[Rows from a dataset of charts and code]
**********

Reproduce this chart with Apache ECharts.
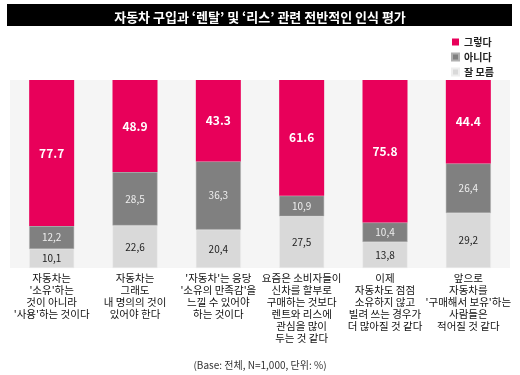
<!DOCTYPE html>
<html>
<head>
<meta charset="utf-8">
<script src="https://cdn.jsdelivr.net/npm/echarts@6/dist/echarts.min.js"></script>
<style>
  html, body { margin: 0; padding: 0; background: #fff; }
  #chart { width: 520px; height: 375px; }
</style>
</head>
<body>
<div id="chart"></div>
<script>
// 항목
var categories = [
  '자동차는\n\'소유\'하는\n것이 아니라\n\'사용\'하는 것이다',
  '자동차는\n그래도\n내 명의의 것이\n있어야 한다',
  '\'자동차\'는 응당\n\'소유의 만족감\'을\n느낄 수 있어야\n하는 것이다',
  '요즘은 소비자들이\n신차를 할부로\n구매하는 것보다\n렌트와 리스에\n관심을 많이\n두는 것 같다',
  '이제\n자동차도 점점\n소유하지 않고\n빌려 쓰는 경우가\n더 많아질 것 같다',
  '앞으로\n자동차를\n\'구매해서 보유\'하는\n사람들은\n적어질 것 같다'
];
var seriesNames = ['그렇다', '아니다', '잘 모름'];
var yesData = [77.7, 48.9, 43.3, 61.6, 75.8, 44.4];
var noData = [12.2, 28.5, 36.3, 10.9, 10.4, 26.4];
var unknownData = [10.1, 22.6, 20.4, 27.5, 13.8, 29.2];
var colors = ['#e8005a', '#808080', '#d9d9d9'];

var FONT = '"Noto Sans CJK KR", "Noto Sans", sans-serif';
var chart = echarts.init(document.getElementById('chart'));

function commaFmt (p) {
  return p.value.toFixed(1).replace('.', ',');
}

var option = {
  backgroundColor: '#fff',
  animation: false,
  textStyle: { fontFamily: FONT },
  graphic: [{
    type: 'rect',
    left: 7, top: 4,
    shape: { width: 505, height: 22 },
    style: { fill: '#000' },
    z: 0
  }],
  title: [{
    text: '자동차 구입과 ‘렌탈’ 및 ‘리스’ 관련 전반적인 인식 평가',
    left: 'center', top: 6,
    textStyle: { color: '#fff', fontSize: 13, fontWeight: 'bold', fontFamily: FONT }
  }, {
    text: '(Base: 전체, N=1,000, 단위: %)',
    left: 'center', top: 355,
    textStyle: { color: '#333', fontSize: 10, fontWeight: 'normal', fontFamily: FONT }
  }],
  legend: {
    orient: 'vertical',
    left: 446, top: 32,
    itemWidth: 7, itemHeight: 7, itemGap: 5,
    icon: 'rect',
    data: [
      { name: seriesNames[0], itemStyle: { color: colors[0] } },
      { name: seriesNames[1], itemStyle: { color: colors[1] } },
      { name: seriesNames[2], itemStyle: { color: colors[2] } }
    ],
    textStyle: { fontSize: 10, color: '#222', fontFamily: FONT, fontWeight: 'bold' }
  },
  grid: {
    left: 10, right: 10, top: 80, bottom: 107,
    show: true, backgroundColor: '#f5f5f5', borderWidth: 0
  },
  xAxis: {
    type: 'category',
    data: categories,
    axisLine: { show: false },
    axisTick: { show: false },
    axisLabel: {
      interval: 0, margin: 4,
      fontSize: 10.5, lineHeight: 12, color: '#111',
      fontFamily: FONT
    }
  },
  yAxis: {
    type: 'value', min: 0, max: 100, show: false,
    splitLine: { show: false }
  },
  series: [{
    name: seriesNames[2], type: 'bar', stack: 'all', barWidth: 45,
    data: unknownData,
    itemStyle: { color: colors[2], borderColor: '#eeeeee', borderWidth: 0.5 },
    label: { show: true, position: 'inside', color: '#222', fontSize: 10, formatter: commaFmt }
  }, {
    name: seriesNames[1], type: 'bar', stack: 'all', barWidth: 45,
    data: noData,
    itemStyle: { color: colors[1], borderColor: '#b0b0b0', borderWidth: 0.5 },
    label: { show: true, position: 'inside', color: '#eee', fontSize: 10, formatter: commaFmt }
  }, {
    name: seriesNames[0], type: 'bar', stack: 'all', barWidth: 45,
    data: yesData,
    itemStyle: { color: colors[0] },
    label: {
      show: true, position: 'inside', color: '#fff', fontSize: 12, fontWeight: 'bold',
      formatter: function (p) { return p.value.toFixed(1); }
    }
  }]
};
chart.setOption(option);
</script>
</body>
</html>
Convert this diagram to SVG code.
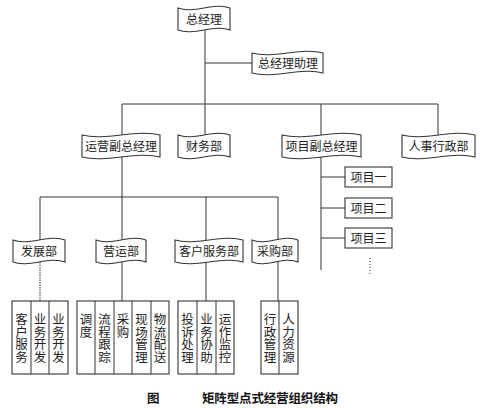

**********

Set exercise:
Each line in the entries above that includes the string "this" should be extracted.

In response:
Reproduce this chart with Apache ECharts.
Convert this diagram to SVG code.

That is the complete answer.